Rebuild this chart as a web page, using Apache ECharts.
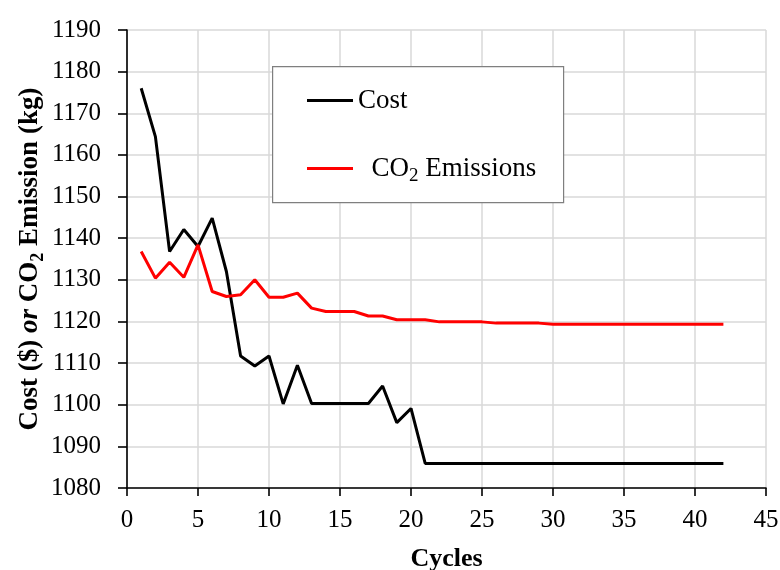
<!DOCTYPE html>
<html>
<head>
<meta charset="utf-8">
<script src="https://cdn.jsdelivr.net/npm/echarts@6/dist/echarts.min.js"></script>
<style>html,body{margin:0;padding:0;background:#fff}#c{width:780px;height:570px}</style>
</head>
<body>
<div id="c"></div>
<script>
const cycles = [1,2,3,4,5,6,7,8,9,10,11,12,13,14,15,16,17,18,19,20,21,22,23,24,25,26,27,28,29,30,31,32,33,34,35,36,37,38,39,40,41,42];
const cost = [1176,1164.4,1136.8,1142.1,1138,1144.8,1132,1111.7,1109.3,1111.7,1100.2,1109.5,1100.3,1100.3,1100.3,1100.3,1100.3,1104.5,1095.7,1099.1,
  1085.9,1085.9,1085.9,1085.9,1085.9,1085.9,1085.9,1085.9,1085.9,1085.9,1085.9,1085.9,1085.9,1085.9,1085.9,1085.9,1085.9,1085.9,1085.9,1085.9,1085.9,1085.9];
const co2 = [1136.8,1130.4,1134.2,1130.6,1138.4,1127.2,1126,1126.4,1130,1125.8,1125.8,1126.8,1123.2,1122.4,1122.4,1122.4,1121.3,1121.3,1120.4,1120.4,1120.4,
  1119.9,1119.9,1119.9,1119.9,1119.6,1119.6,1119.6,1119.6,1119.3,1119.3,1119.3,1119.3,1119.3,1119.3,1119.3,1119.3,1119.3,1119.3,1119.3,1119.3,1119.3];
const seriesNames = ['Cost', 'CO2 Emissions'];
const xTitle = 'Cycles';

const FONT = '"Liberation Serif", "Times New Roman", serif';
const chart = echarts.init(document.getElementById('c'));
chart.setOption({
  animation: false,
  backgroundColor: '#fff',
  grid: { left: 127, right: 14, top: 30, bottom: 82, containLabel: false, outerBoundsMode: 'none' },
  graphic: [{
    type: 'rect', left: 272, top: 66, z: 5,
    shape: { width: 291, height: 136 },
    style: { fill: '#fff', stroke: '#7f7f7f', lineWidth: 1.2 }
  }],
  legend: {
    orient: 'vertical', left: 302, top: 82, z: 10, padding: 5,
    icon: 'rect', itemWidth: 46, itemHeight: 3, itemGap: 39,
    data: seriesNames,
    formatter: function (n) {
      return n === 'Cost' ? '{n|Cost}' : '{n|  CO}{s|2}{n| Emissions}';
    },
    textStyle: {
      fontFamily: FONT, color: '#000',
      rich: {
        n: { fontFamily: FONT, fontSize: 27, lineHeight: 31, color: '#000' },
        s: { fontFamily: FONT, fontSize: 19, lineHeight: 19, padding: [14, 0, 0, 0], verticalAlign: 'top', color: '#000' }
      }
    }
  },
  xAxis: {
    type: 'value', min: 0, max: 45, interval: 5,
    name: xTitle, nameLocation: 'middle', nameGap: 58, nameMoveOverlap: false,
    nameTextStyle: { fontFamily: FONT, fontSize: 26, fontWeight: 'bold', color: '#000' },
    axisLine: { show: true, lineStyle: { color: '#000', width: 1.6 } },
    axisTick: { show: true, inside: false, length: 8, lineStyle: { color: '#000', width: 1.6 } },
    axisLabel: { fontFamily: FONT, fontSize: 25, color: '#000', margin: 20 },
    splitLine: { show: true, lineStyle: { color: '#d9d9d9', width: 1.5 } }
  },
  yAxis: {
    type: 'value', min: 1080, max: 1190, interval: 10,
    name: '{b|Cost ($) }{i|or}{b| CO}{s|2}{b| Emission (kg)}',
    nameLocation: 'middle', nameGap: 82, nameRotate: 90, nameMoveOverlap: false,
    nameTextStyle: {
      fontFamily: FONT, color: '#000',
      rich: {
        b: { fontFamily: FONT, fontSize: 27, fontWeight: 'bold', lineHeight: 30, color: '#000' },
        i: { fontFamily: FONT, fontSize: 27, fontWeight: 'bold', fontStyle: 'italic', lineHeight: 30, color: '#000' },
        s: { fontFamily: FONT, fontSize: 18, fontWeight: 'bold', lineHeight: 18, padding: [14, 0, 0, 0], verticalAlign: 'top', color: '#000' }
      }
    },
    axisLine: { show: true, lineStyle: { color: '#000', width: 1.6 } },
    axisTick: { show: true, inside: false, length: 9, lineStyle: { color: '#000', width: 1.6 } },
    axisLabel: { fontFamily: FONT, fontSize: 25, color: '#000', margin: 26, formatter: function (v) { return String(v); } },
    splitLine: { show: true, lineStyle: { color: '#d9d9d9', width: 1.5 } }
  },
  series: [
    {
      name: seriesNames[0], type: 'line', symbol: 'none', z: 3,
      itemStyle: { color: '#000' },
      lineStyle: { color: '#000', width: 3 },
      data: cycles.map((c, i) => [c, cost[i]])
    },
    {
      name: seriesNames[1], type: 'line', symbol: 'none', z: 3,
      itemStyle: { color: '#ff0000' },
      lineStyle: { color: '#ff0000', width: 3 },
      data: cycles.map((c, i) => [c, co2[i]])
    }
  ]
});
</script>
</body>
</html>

———

Omit the pictures, then repeat exactly each line from the beginning of the listing through the line with "const xTitle = 'Cycles';".

Rebuild this chart as a web page, using Apache ECharts.
<!DOCTYPE html>
<html>
<head>
<meta charset="utf-8">
<script src="https://cdn.jsdelivr.net/npm/echarts@6/dist/echarts.min.js"></script>
<style>html,body{margin:0;padding:0;background:#fff}#c{width:780px;height:570px}</style>
</head>
<body>
<div id="c"></div>
<script>
const cycles = [1,2,3,4,5,6,7,8,9,10,11,12,13,14,15,16,17,18,19,20,21,22,23,24,25,26,27,28,29,30,31,32,33,34,35,36,37,38,39,40,41,42];
const cost = [1176,1164.4,1136.8,1142.1,1138,1144.8,1132,1111.7,1109.3,1111.7,1100.2,1109.5,1100.3,1100.3,1100.3,1100.3,1100.3,1104.5,1095.7,1099.1,
  1085.9,1085.9,1085.9,1085.9,1085.9,1085.9,1085.9,1085.9,1085.9,1085.9,1085.9,1085.9,1085.9,1085.9,1085.9,1085.9,1085.9,1085.9,1085.9,1085.9,1085.9,1085.9];
const co2 = [1136.8,1130.4,1134.2,1130.6,1138.4,1127.2,1126,1126.4,1130,1125.8,1125.8,1126.8,1123.2,1122.4,1122.4,1122.4,1121.3,1121.3,1120.4,1120.4,1120.4,
  1119.9,1119.9,1119.9,1119.9,1119.6,1119.6,1119.6,1119.6,1119.3,1119.3,1119.3,1119.3,1119.3,1119.3,1119.3,1119.3,1119.3,1119.3,1119.3,1119.3,1119.3];
const seriesNames = ['Cost', 'CO2 Emissions'];
const xTitle = 'Cycles';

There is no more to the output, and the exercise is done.